Saudi Arabia said more than 1,290 pilgrims were injured in the fire, which witnesses blamed on exploding canisters of cooking gas.
“We are facing a chaotic situation here,” M.H. Ansari, the Indian ambassador, was quoted as saying by Press Trust of India.
He said 100 Indians were killed in the fire. Most of the other victims were believed to be Pakistanis and Bangladeshis, many of them elderly, witnesses told The Associated Press. Some were trampled to death as pilgrims fled the fire.
“Men panicked and ran in every direction,” said an Indian pilgrim who spoke to the AP by telephone and identified himself only as Irfan.

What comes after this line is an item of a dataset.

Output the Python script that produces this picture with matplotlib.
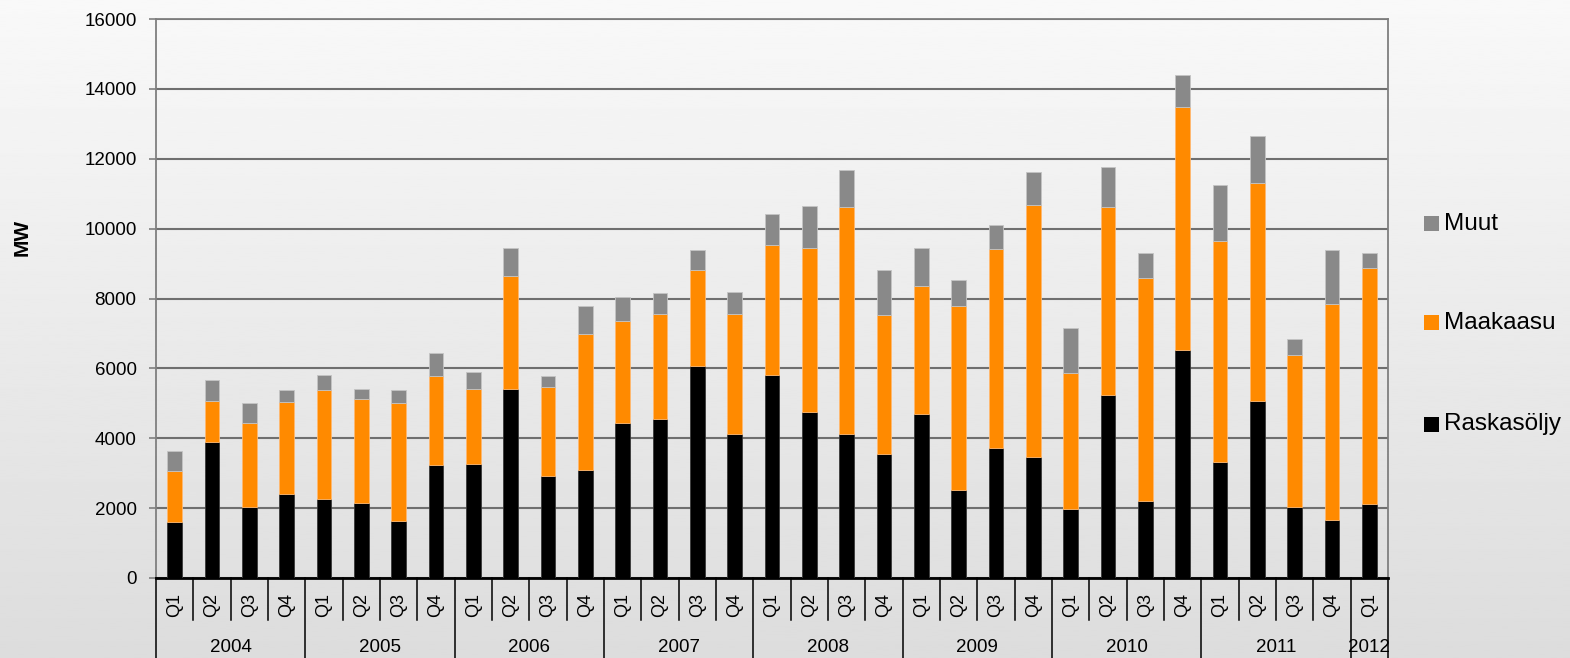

Three hundred fire engines helped battle the blaze, and helicopters dropped loads of water, witnesses said. The fire was brought under control in about three hours.
Hundreds of thousands of pilgrims were stranded after the fire destroyed an estimated 70,000 tents, which they use for shelter in the final days of the Hajj.
Prince Majid bin Abdul Aziz, the royal family’s representative in Mecca, ordered that new tents be provided to all pilgrims affected by the fire, Saudi television reported.
The fire erupted shortly before noon as Muslims gathered for the hajj, or pilgrimage, and were beginning to move to Mount Arafat, where the Prophet Mohammed delivered his final sermon in the seventh century.
The fire was started by exploding gas cylinders, which pilgrims use for cooking in the tents, they said.
Fanned by winds of nearly 40 mph, it swept across the plain and quickly spread chaos through the camp, crammed with row after row of white tents.
Witnesses said they had seen hundreds of bodies. Saudi newspaper reporters who visited the site said at least 300 had died, most of them trampled underfoot in the pandemonium.
Hours later, a cloud of smoke still hung over the encampment.